There is a line of thought that suggests much of the problem of police, correctional and other social control systems being oppressive is a continuation of Jim Crow laws by other means.

Pjen I notice you omit the Northern Ireland statistics. They’re part of the UK and the police routinely go armed. :wink:

Switzerland has the third highest rate of gun ownership in the world (although with tighter controls than in the US. The NRA tends to omit that fact when they bring the Swiss up.) Their gun death and violence rates were higher than the UK but still lower than the US. Their total homicide rates run lower than the UK though (and honestly I might prefer getting shot to being hacked up with a machete. )

The gap in gun deaths between the US and UK is about an order of magnitude bigger than the gap in total homicide rates; we’re still more violent but it’s not as striking a difference. We use guns your countrymen have to make do with more primitive means. With guns my countrymen get the dirty deed done at a rate 4.7 times higher than yours. For that matter your country look mildly hotheaded compared to Germany that has lower homicide rates while still having armed police.

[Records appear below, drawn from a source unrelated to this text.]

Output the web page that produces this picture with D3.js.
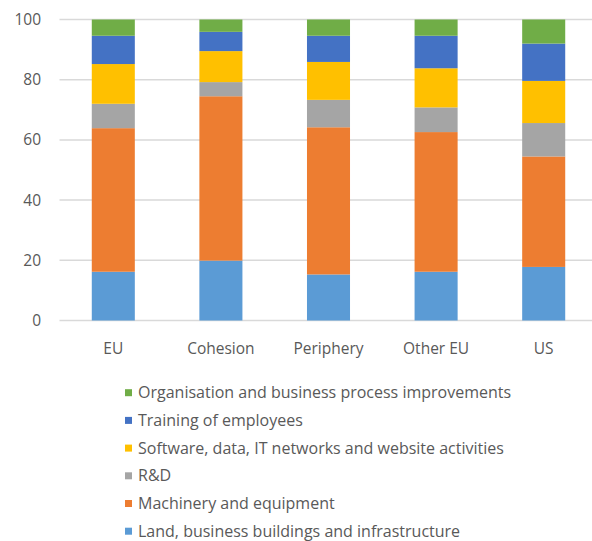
<!DOCTYPE html>
<html><head><meta charset="utf-8">
<script src="https://cdn.jsdelivr.net/npm/d3@7"></script>
<style>body{margin:0;background:#fff;} svg{display:block;font-family:"Open Sans","Noto Sans",sans-serif;}</style>
</head><body><svg id="c" width="592" height="541"></svg>
<script>
const categories = ["EU","Cohesion","Periphery","Other EU","US"];
const seriesNames = ["Land, business buildings and infrastructure","Machinery and equipment","R&D","Software, data, IT networks and website activities","Training of employees","Organisation and business process improvements"];
const seriesColors = ["#5b9bd5","#ed7d31","#a5a5a5","#ffc000","#4472c4","#70ad47"];
const land      = [16.2, 19.9, 15.3, 16.2, 17.8];
const machinery = [47.7, 54.6, 48.9, 46.4, 36.7];
const rnd       = [ 8.1,  4.7,  9.1,  8.2, 11.1];
const software  = [13.2, 10.3, 12.6, 13.0, 14.0];
const training  = [ 9.4,  6.4,  8.7, 10.8, 12.4];
const organisation = [5.4, 4.1, 5.4, 5.4, 8.0];
const yTicks = [0,20,40,60,80,100];

(function(){
const seriesValues = [land, machinery, rnd, software, training, organisation];
const rows = categories.map((c,i)=>{const r={cat:c}; seriesNames.forEach((s,j)=>r[s]=seriesValues[j][i]); return r;});
const stack = d3.stack().keys(seriesNames)(rows);

const svg = d3.select("#c");
const mLeft = 59.5, mRight = 597.5, mTop = 19.5, mBottom = 320.5;
const x = d3.scaleBand().domain(categories).range([mLeft,mRight]).paddingInner(0.6).paddingOuter(0.3);
const y = d3.scaleLinear().domain([0,100]).range([mBottom,mTop]);

svg.append("g").selectAll("line").data(yTicks).join("line")
  .attr("x1",mLeft).attr("x2",592).attr("y1",d=>y(d)).attr("y2",d=>y(d))
  .attr("stroke","#d9d9d9").attr("stroke-width",1.5);

svg.append("g").selectAll("text").data(yTicks).join("text")
  .attr("x",41).attr("y",d=>y(d)).attr("dy","0.35em").attr("text-anchor","end")
  .attr("font-size",15.5).attr("fill","#595959").text(d=>d);

svg.append("g").selectAll("g").data(stack).join("g")
  .attr("fill",(d,i)=>seriesColors[i])
  .selectAll("rect").data(d=>d).join("rect")
  .attr("x",d=>x(d.data.cat)).attr("width",x.bandwidth())
  .attr("y",d=>y(d[1])).attr("height",d=>y(d[0])-y(d[1]));

svg.append("g").selectAll("text").data(categories).join("text")
  .attr("x",d=>x(d)+x.bandwidth()/2).attr("y",354).attr("text-anchor","middle")
  .attr("font-size",15.5).attr("fill","#595959").text(d=>d);

const legendOrder = seriesNames.map((s,i)=>i).reverse();
const lg = svg.append("g").selectAll("g").data(legendOrder).join("g")
  .attr("transform",(d,k)=>`translate(125,${392.7+k*27.7})`);
lg.append("rect").attr("x",0).attr("y",-3.5).attr("width",7).attr("height",7).attr("fill",d=>seriesColors[d]);
lg.append("text").attr("x",13).attr("y",0).attr("dy","0.35em").attr("font-size",16)
  .attr("fill","#595959").text(d=>seriesNames[d]);
})();
</script></body></html>
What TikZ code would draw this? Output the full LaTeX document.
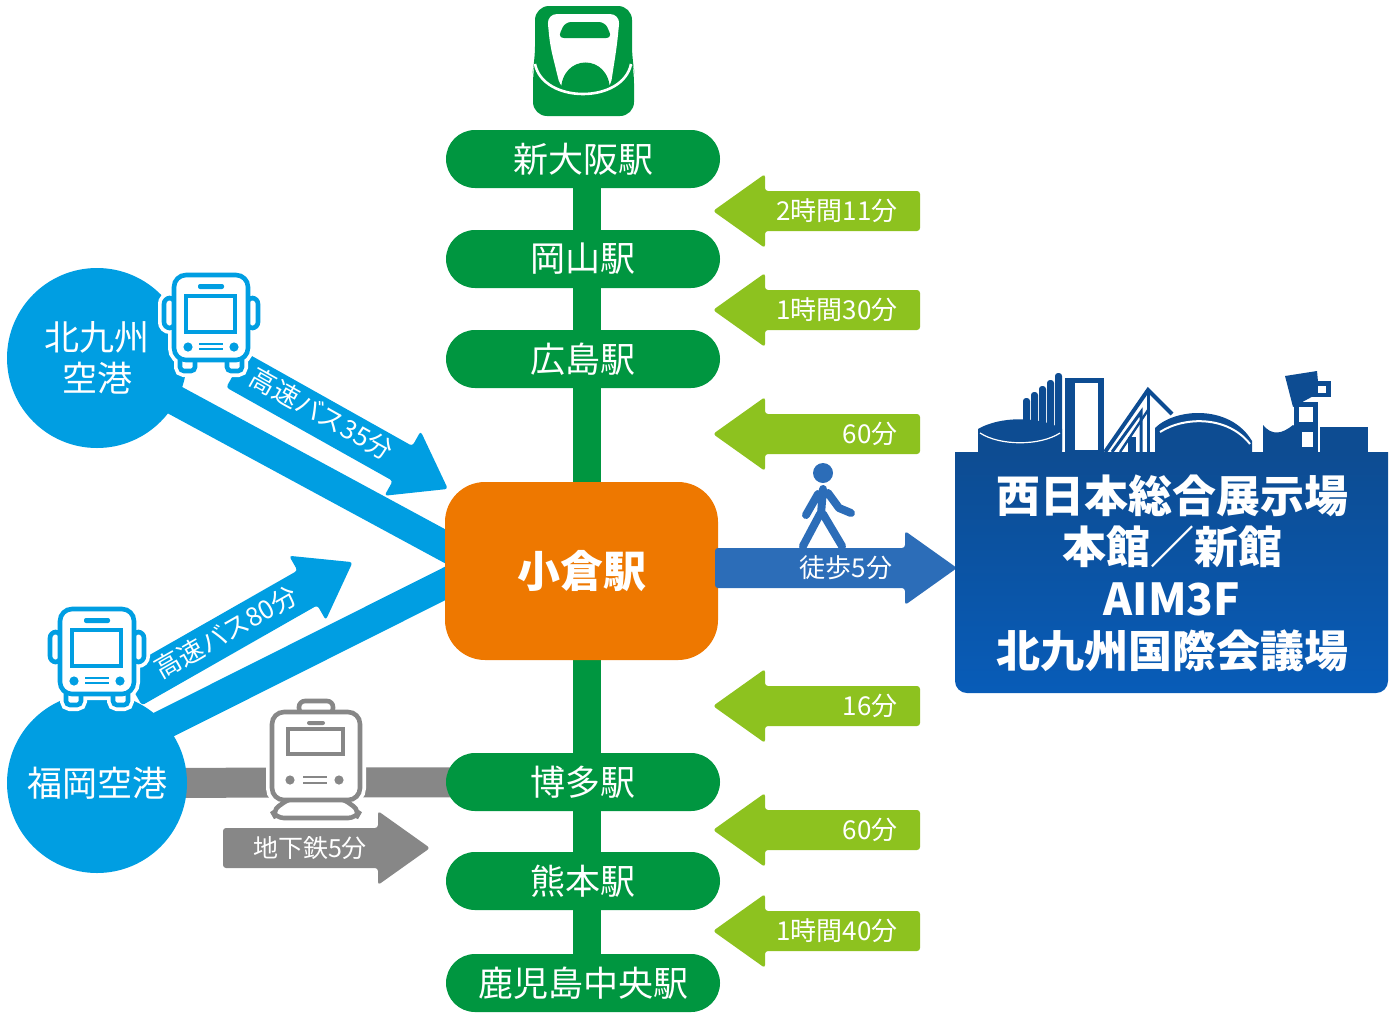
\documentclass[tikz,border=0pt]{standalone}
\usepackage{fontspec}
\setmainfont{Noto Sans CJK JP}
\usetikzlibrary{backgrounds}

\definecolor{rail}{RGB}{0,150,64}
\definecolor{lime}{RGB}{141,194,31}
\definecolor{hubor}{RGB}{238,120,0}
\definecolor{sky}{RGB}{0,158,226}
\definecolor{metro}{RGB}{135,135,135}
\definecolor{walk}{RGB}{44,109,184}
\definecolor{venuetop}{RGB}{13,76,146}
\definecolor{venuebot}{RGB}{8,92,184}

% filled route arrow: style, start point, direction, total length
\newcommand\routearrow[4]{%
  \fill[#1,shift={#2},rotate=#3,rounded corners=1.5pt]
    (0,-20) -- ({#4-52},-20) -- ({#4-52},-37) -- (#4,0) --
    ({#4-52},37) -- ({#4-52},20) -- (0,20) -- cycle;}

\tikzset{
  station/.style={fill=rail, text=white, minimum width=137pt, minimum height=29pt,
    rounded corners=14.5pt, inner sep=0pt, font=\fontsize{17.5}{20}\selectfont},
  airport/.style={circle, fill=sky, text=white, minimum size=90pt, inner sep=0pt,
    align=center, font=\fontsize{17.5}{20.5}\selectfont},
  hub/.style={fill=hubor, text=white, minimum width=136.5pt, minimum height=89pt,
    rounded corners=20pt, inner sep=0pt, font=\bfseries\fontsize{21.5}{24}\selectfont},
  timelabel/.style={text=white, inner sep=0pt, anchor=east, font=\fontsize{13}{15}\selectfont},
  routelabel/.style={text=white, inner sep=0pt, font=\fontsize{13}{15}\selectfont},
  venuetext/.style={text=white, align=center, inner sep=0pt,
    font=\bfseries\fontsize{22}{25.8}\selectfont},
  pics/bus/.style={code={
    \foreach \w/\c in {6pt/white,2.3pt/sky}{
      \draw[line width=\w, draw=\c, fill=white, rounded corners=3pt] (-47,-20) rectangle (-36,10);
      \draw[line width=\w, draw=\c, fill=white, rounded corners=3pt] (36,-20) rectangle (47,10);
      \draw[line width=\w, draw=\c, fill=white, rounded corners=2pt] (-31,36) rectangle (-16,53);
      \draw[line width=\w, draw=\c, fill=white, rounded corners=2pt] (16,36) rectangle (31,53);
      \draw[line width=\w, draw=\c, fill=white, rounded corners=6pt] (-37,-43) rectangle (37,42);
    }
    \fill[sky, rounded corners=1pt] (-13,-34) rectangle (13,-29);
    \draw[sky, line width=2.2pt] (-25,-22) rectangle (24,14);
    \fill[sky] (-23,29) circle (2.3pt);
    \fill[sky] (23,29) circle (2.3pt);
    \draw[sky, line width=0.9pt] (-12,26) -- (12,26) (-12,31) -- (12,31);
  }},
  pics/subway/.style={code={
    \foreach \w/\c in {6pt/white,2.3pt/metro}{
      \draw[line width=\w, draw=\c, fill=white, rounded corners=3pt] (-17,-55) rectangle (17,-42);
      \draw[line width=\w, draw=\c, fill=white, rounded corners=4pt]
        (-26,42) -- (-44,55) -- (-40,62) -- (40,62) -- (44,55) -- (26,42) -- cycle;
      \draw[line width=\w, draw=\c, fill=white, rounded corners=6pt] (-44,-44) rectangle (44,44);
    }
    \fill[metro, rounded corners=1pt] (-9,-35) rectangle (9,-31);
    \draw[metro, line width=2.2pt] (-28,-27) rectangle (27,-2);
    \fill[metro] (-26,24) circle (2.3pt);
    \fill[metro] (23,24) circle (2.3pt);
    \draw[metro, line width=0.9pt] (-13,21) -- (11,21) (-13,27) -- (11,27);
  }},
}

\begin{document}
\begin{tikzpicture}[x=0.5pt,y=-0.5pt]
\useasboundingbox (0,0) rectangle (1400,1012);

% ---- Shinkansen emblem
\fill[rail, rounded corners=7pt] (535,6) -- (632,6) -- (632,60) -- (634,70) -- (634,116)
  -- (533,116) -- (533,70) -- (535,60) -- cycle;
\fill[white, rounded corners=5pt] (547,14) -- (620,14) -- (617,45) -- (610,90) -- (561,90)
  -- (550,45) -- cycle;
\fill[rail, rounded corners=3pt] (565,22) -- (605,22) -- (612,38) -- (558,38) -- cycle;
\fill[rail] (561,91) .. controls (561,53) and (610,53) .. (610,91) -- cycle;
\draw[white, line width=1.3pt] (535,64) .. controls (543,104) and (623,104) .. (631,64);

% ---- stations
\node[station] (shinosaka) at (583,159) {新大阪駅};
\node[station] (okayama)   at (583,259) {岡山駅};
\node[station] (hiroshima) at (583,359) {広島駅};
\node[station] (hakata)    at (583,782) {博多駅};
\node[station] (kumamoto)  at (583,881) {熊本駅};
\node[station] (kagoshima) at (583,983) {鹿児島中央駅};
\node[hub] (kokura) at (581.5,571) {小倉駅};

% ---- airports
\node[airport] (kitakyushu) at (97,358) {北九州\\空港};
\node[airport] (fukuoka)    at (97,783) {福岡空港};

\coordinate (joinA) at (452,550);
\coordinate (joinB) at (452,580);

\begin{scope}[on background layer]
  \draw[rail, line width=14pt] ([xshift=2pt]shinosaka.center) -- ([xshift=2pt]kagoshima.center);
  \draw[sky, line width=15pt] (kitakyushu.center) -- (joinA);
  \draw[sky, line width=15pt] ([shift={(23pt,24pt)}]fukuoka.center) -- (joinB);
  \draw[metro, line width=15pt] (fukuoka.center) -- (hakata.center);
\end{scope}

% ---- Shinkansen travel times
\routearrow{lime}{(920,211)}{180}{207}
\routearrow{lime}{(920,310)}{180}{207}
\routearrow{lime}{(920,434)}{180}{207}
\routearrow{lime}{(920,706)}{180}{207}
\routearrow{lime}{(920,830)}{180}{207}
\routearrow{lime}{(920,931)}{180}{207}
\node[timelabel] (tA) at (898,211) {2時間11分};
\node[timelabel] (tB) at (898,310) {1時間30分};
\node[timelabel] (tC) at (898,434) {60分};
\node[timelabel] (tD) at (898,706) {16分};
\node[timelabel] (tE) at (898,830) {60分};
\node[timelabel] (tF) at (898,931) {1時間40分};

% ---- airport buses
\routearrow{sky}{(236,370)}{-29.3}{243}
\node[routelabel, rotate=-29.3] (busA) at (322,414) {高速バス35分};
\routearrow{sky}{(132,688)}{29.7}{254}
\node[routelabel, rotate=29.7] (busB) at (226,632) {高速バス80分};
\pic at (211,318) {bus};
\pic at (97,652) {bus};

% ---- subway
\routearrow{metro}{(223,848)}{0}{207}
\node[routelabel, font=\fontsize{12.5}{15}\selectfont] (subway) at (310,848) {地下鉄5分};
\pic at (316,756) {subway};

% ---- walk to venue
\routearrow{walk}{(715,568)}{0}{242}
\node[routelabel] (walklbl) at (846,568) {徒歩5分};
\fill[walk] (823,473) circle (5pt);
\draw[walk, line width=4pt, line cap=round, line join=round]
  (823,489) -- (821,514)
  (820,514) -- (803,546)
  (823,514) -- (842,546)
  (818,494) -- (806,515)
  (828,493) -- (839,508) -- (851,513);

% ---- venue skyline
\begin{scope}[fill=venuetop]
  \fill (978,452) -- (978,429) .. controls (1000,416) and (1040,416) .. (1062,429) -- (1062,452) -- cycle;
  \foreach \cx/\ct in {1023/398,1031/392,1039/386,1047/380,1055/373}
    \fill[rounded corners=1.5pt] (\cx,453) -- (\cx,\ct) -- (\cx+7,\ct) -- (\cx+7,453) -- cycle;
  \fill (1065,378) rectangle (1104,453);
  \fill[white] (1075,383) rectangle (1098,450);
  \draw[venuetop, line width=2pt] (1105,452) -- (1148,390) -- (1172,414);
  \draw[venuetop, line width=1.5pt] (1148,390) -- (1148,452);
  \draw[venuetop, line width=1.5pt] (1112,452) -- (1141,412) -- (1141,452);
  \draw[venuetop, line width=1.2pt] (1120,452) -- (1148,410);
  \fill (1128,452) rectangle (1136,437);
  \fill (1155,452) -- (1155,428) .. controls (1175,408) and (1230,404) .. (1252,441) -- (1252,452) -- cycle;
  \fill (1263,452) -- (1263,425) .. controls (1272,436) and (1282,434) .. (1293,425) -- (1300,430) -- (1300,452) -- cycle;
  \fill (1285,376) -- (1317,371) -- (1319,393) -- (1293,407) -- cycle;
  \fill (1294,402) rectangle (1318,453);
  \fill (1312,381) rectangle (1331,397);
  \fill (1320,427) rectangle (1368,453);
\end{scope}
\draw[white, line width=0.6pt] (980,433) .. controls (1000,446) and (1040,446) .. (1060,433);
\draw[white, line width=1pt] (1160,432) .. controls (1185,416) and (1228,416) .. (1250,444);
\fill[white] (1299,407) rectangle (1313,422);
\fill[white] (1302,432) rectangle (1313,447);
\fill[white] (1318,386) rectangle (1326,393);

% ---- venue panel
\shade[top color=venuetop, bottom color=venuebot]
  (955,452) -- (1388,452) -- (1388,600) [rounded corners=6pt] -- (1388,693) -- (955,693)
  -- (955,600) [sharp corners] -- cycle;
\node[venuetext] (venue) at (1172,573) {西日本総合展示場\\本館／新館\\AIM3F\\北九州国際会議場};

\end{tikzpicture}
\end{document}
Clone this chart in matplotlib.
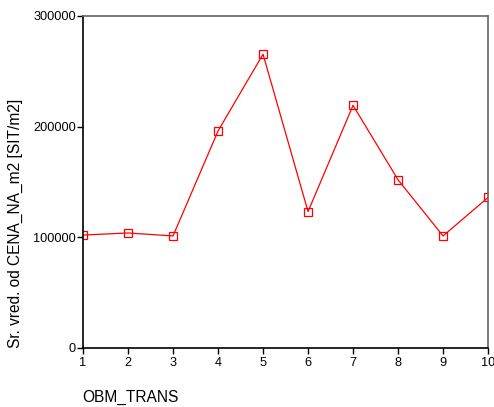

Maybe it’s not as simple as JUST the guns or the police culture. Maybe it’s the overall culture and how we relate to violence. Police culture is only a piece of what looks like an overall culture of violence. Homicides by police is only a small piece of the overall homicide rate. Changing some aspects of police culture probably can have some impacts by avoiding escalation. Police culture can’t exist completely outside the overall culture of violence though. Most police shootings involve armed suspects (predominantly armed with guns.) You don’t take a taser to a gunfight. The overall culture is harder to change since it’s not as simple as forcing it on those we hire to protect us if they want to keep the jobs.

There are three different police jurisdictions in the UK- Scotland, England and Wales, and Northern Ireland. Statistics are compiled individually.

In the last thirty years I can only find four cases where a RUC or PSNI officer shot and killed someone.

Of course the Army was on the streets in that time- much like the National Guard in Ferguson today. But we are talking about regular policing here, not insurrection or riot!

Total Intentional Homicide
USA 14,827 Rate 4.2
UK 653 Rate 1.0
Germany 662 Rate 0.8

I pulled the UN Office of Drugs and Crime data for 2002-2012. That shows my worse number of 4.7 ; either way we suck compared to most of Europe except for some exceptions like the Baltic Republics.

I had no idea that “changing the culture” was so simple and easy. Could you offer us some tips as to how you managed it, since us uncivilized Americans are too bloodthirsty and barbaric to figure it out on our own?